SEB is a value enhancer and creator

While the chips are down on SEB, one cannot deny the fact that SEB has created tremendous value within the O&G ecosystem as it has the only global O&G market player that offers a full spectrum of services among the top O&G companies, globally. SEB is a home-grown Malaysian O&G with more than 80per cent Malaysian employees of which some 600 are based overseas. While SEB’s latest turnover may not reflect its full potential, it has contributed more than RM90bil to the national economy over the last five years and remains one of the key umbrellas for the vendor ecosystem, of which 65 per cent are local, with RM6.8bil worth of contracts awarded. SEB has also generated foreign income via dividends worth more than US$2bil (RM9.14bil) over the last three years. In hindsight, under TSSS, SEB has grown by leaps and bounds and was an icon bringing Malaysia’s O&G capabilities to the global arena with the right acquisition strategy.

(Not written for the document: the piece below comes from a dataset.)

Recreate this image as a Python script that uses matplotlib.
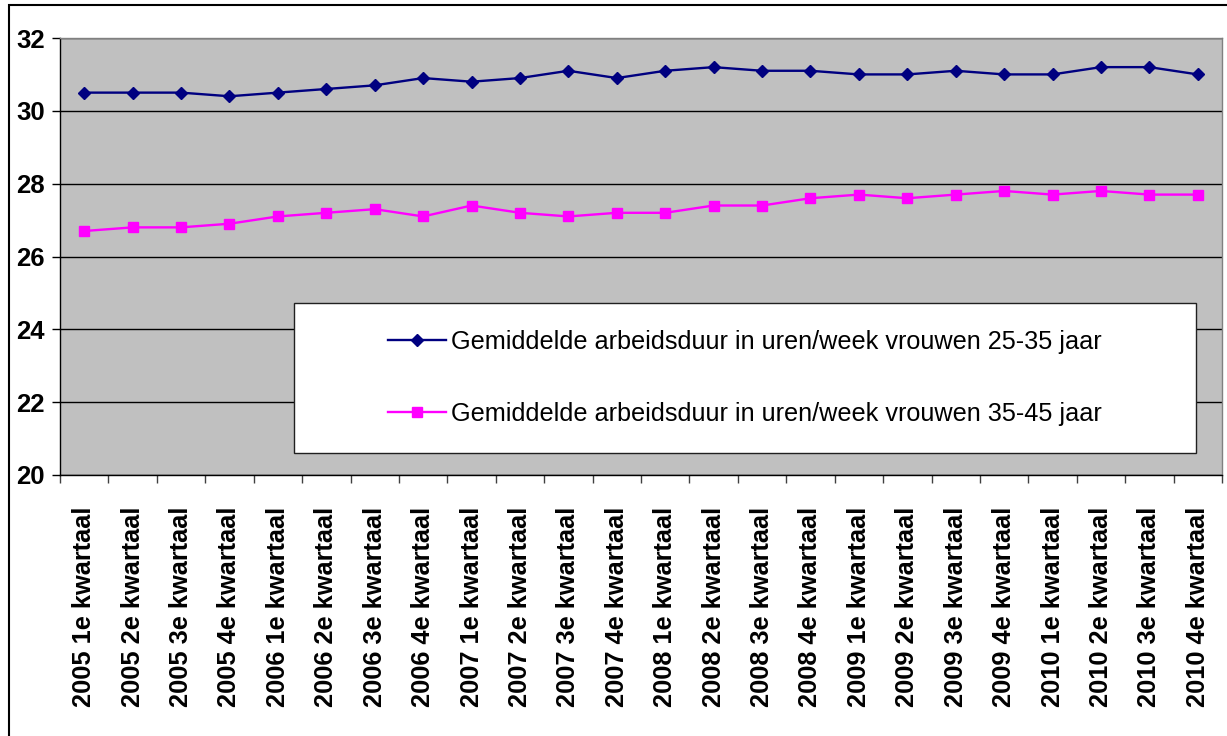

However, factors beyond the control of the company resulted in severe damage to SEB’s balance sheet and fortunes due to the collapse of oil prices. The weaker Ringgit to a certain extent too caused the company to be heavily indebted while the debt-funded strategy for the overseas assets acquired was poorly crafted.

National interest

There is a positive side to what SEB brings to Malaysia and Malaysians as it has not only a high workforce, paid wages over RM1.4bil a year, but as well as the vendor ecosystem comprising some 3,000 of them, to which SEB owes a substantial sum too. As for PNB, SEB is a strategic national asset and as a major shareholder, it ought to play a more decisive role in spearheading the company’s direction, both financially as well as strategically.

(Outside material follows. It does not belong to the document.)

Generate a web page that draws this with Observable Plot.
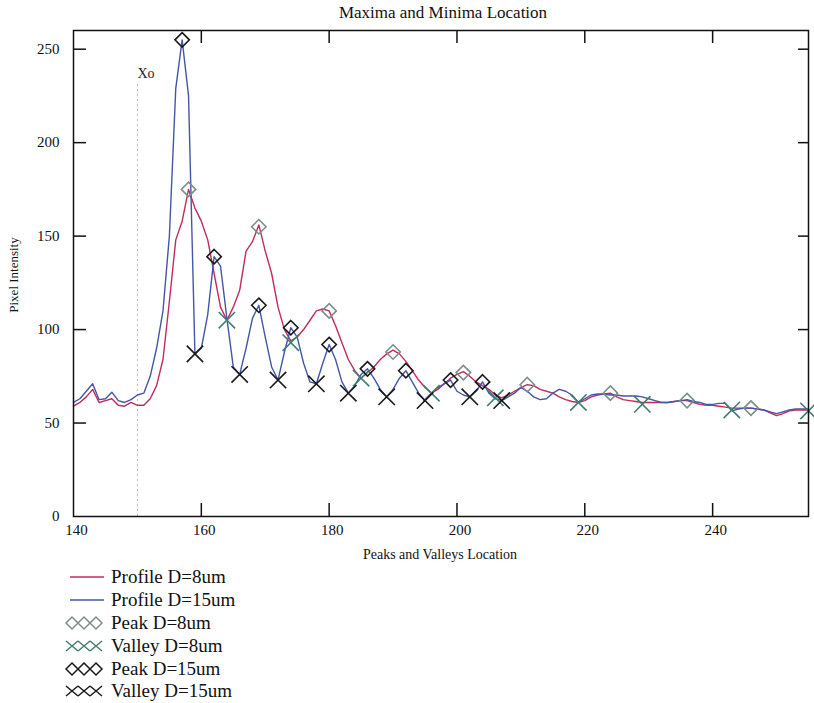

Setting the stage for recovery

In any rescue effort of a corporation, the important thing is to look at the company’s operational capability and not just the finances. As for the O&G global outlook is concern, it is a blue sky all over again as it was just about a few weeks ago when oil prices were still trading well above the US$100 (RM457) per barrel mark. Hence, the global outlook is positive and SEB has the capability and capacity to take on new jobs and contracts, but only if it can fix its balance sheet and working capital needs. For one, while debts have been brought down to just about RM10bil from RM18bil via the RM4bil rights issue exercise as well as the sale of assets, very little of the cash raised was available for working capital needs. While SEB has maintained its obligations to financial institutions, the company found itself cash-strapped as it was unable to sustain itself to pay vendors, which led to project delays, losses, and a longer cash conversion cycle.

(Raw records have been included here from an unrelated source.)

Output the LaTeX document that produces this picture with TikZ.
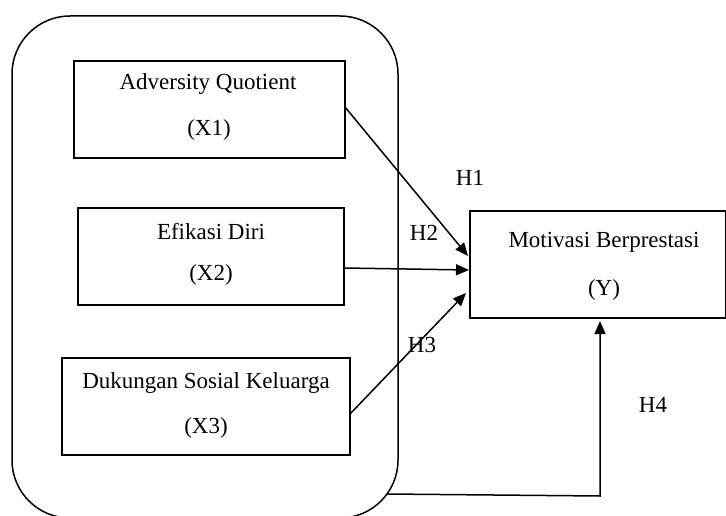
\documentclass[tikz,border=0pt]{standalone}
\usepackage{fontspec}
\setmainfont{Liberation Serif}
\usetikzlibrary{arrows.meta}
\begin{document}
\begin{tikzpicture}[x=1pt,y=-1pt,
  box/.style={draw,line width=1.5pt,rectangle,inner sep=0pt},
  lbl/.style={font=\fontsize{23}{26}\selectfont,inner sep=0pt},
  arr/.style={line width=1.5pt,-{Triangle[length=13pt,width=11pt]}}]
\useasboundingbox (0,0) rectangle (726,516);
\begin{scope}
\clip (0,0) rectangle (726,516);
\draw[line width=1.5pt,rounded corners=58pt] (12,16) rectangle (398,518);
\end{scope}
\node[box,minimum width=271pt,minimum height=97pt] (x1) at (209.5,109.5) {};
\node[box,minimum width=266pt,minimum height=97pt] (x2) at (211,256.5) {};
\node[box,minimum width=288pt,minimum height=97pt] (x3) at (206,406.5) {};
\node[box,minimum width=256pt,minimum height=107pt] (y) at (598,264.5) {};
\node[lbl] (t1a) at (208,84) {Adversity Quotient};
\node[lbl] (t1b) at (209,130) {(X1)};
\node[lbl] (t2a) at (211,232) {Efikasi Diri};
\node[lbl] (t2b) at (211,275) {(X2)};
\node[lbl] (t3a) at (206,383) {Dukungan Sosial Keluarga};
\node[lbl] (t3b) at (206,428) {(X3)};
\node[lbl] (tya) at (604,242) {Motivasi Berprestasi};
\node[lbl] (tyb) at (604,290) {(Y)};
\node[lbl] (h1) at (470,178) {H1};
\node[lbl] (h2) at (424,233) {H2};
\node[lbl] (h3) at (422,345) {H3};
\node[lbl] (h4) at (653,405) {H4};
\coordinate (s1) at (345,107);
\coordinate (e1) at (468,256);
\coordinate (s2) at (344,268);
\coordinate (e2) at (469,270);
\coordinate (s3) at (350,414);
\coordinate (e3) at (466,293);
\coordinate (s4) at (387,494);
\coordinate (c4) at (600,496);
\coordinate (e4) at (600,321);
\draw[arr] (s1) -- (e1);
\draw[arr] (s2) -- (e2);
\draw[arr] (s3) -- (e3);
\draw[arr] (s4) -- (c4) -- (e4);
\end{tikzpicture}
\end{document}
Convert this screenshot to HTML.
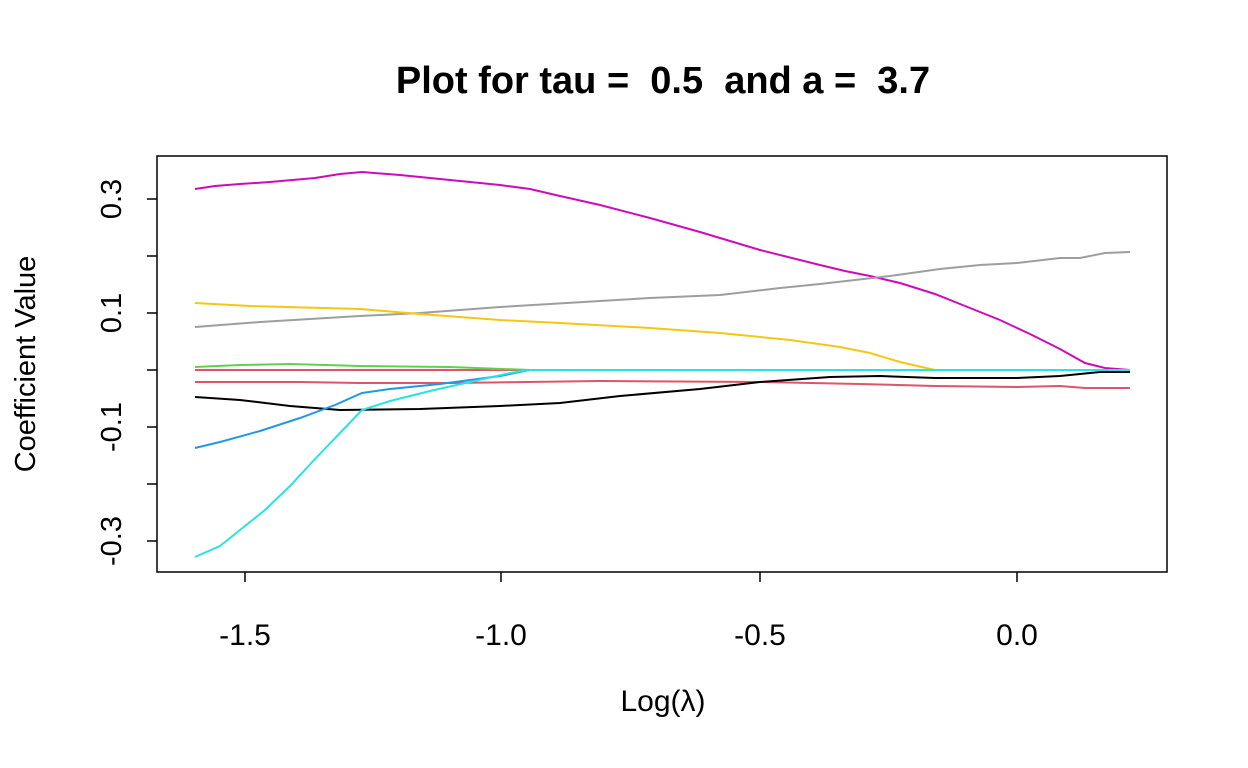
<!DOCTYPE html>
<html><head><meta charset="utf-8"><style>
html,body{margin:0;padding:0;background:#fff;}
svg{display:block;font-family:"Liberation Sans",sans-serif;}
</style></head><body>
<svg width="1248" height="768" xmlns="http://www.w3.org/2000/svg">
<rect width="1248" height="768" fill="#fff"/>
<text x="663" y="93" font-size="38" font-weight="bold" text-anchor="middle">Plot for tau =&#160; 0.5&#160; and a =&#160; 3.7</text>
<rect x="157" y="156" width="1010" height="416" fill="none" stroke="#000" stroke-width="1.5"/>
<g stroke="#000" stroke-width="1.5">
<line x1="245" y1="572" x2="245" y2="582"/><line x1="501" y1="572" x2="501" y2="582"/>
<line x1="760" y1="572" x2="760" y2="582"/><line x1="1017" y1="572" x2="1017" y2="582"/>
<line x1="157" y1="199" x2="147" y2="199"/><line x1="157" y1="256" x2="147" y2="256"/>
<line x1="157" y1="313" x2="147" y2="313"/><line x1="157" y1="370" x2="147" y2="370"/>
<line x1="157" y1="427" x2="147" y2="427"/><line x1="157" y1="484" x2="147" y2="484"/>
<line x1="157" y1="541" x2="147" y2="541"/>
</g>
<g font-size="30" text-anchor="middle">
<text x="245" y="645">-1.5</text><text x="501" y="645">-1.0</text>
<text x="760" y="645">-0.5</text><text x="1017" y="645">0.0</text>
<text x="663" y="711">Log(λ)</text>
<text transform="translate(121,199) rotate(-90)" font-size="29">0.3</text>
<text transform="translate(121,313) rotate(-90)" font-size="29">0.1</text>
<text transform="translate(121,427) rotate(-90)" font-size="29">-0.1</text>
<text transform="translate(121,541) rotate(-90)" font-size="29">-0.3</text>
<text transform="translate(35,364) rotate(-90)" font-size="29">Coefficient Value</text>
</g>
<g fill="none" stroke-width="2">
<polyline stroke="#df536b" points="195,370 1130,370"/>
<polyline stroke="#cd0bbc" points="195,189 215,186 240,184 270,182 315,178 340,174 362,172 400,175 450,180 500,185 530,189 560,196 600,205 650,218 700,232 760,250 820,265 845,271 870,276 900,283 935,294 970,308 1000,320 1030,334 1060,349 1085,363 1105,368 1130,370"/>
<polyline stroke="#9e9e9e" points="195,327 260,322 360,316 420,313 500,307 550,304 600,301 650,298 720,295 780,288 820,284 890,276 940,269 980,265 1017,263 1060,258 1080,258 1105,253 1130,252"/>
<polyline stroke="#f5c710" points="195,303 250,306 360,309 420,314 500,320 560,323 650,328 720,333 790,340 840,347 870,353 900,362 935,370 1130,370"/>
<polyline stroke="#61d04f" points="195,367 240,365 290,364 360,366 450,367 530,370 1130,370"/>
<polyline stroke="#df536b" points="195,382 300,382 360,383 450,383 600,381 760,382 860,384 935,386 1017,387 1060,386 1085,388 1130,388"/>
<polyline stroke="#000000" points="195,397 240,400 290,406 340,410 420,409 500,406 560,403 620,396 700,389 760,382 830,377 880,376 935,378 1017,378 1060,376 1100,372 1130,372"/>
<polyline stroke="#2297e6" points="195,448 220,442 260,431 300,418 335,405 362,393 390,389 440,384 500,376 530,370 1130,370"/>
<polyline stroke="#28e2e5" points="195,557 220,546 240,530 265,510 290,486 315,459 340,433 362,410 390,401 430,391 470,382 510,373 530,370 1130,370"/>
</g>
</svg>
</body></html>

While the CDRC can help the company to address the current debt level as well as restructure the company’s obligations, SEB itself needs a cash infusion to turn the tables around, address its working capital needs and continue to build on its positive global presence. The payback may be long term and mistakes have been made but its contribution to the national objective to build more multinational, Malaysian-born companies should not be underestimated.

*Pankaj Kumar is the Managing Director of Datametrics Research and Information Sdn Bhd (DARE), a Malaysian- based data gathering, strategic analysis and advocacy platform for businesses and industries in key sectors of the Malaysian economy.

** This is the personal opinion of the writer and does not necessarily represent the views of Malay Mail.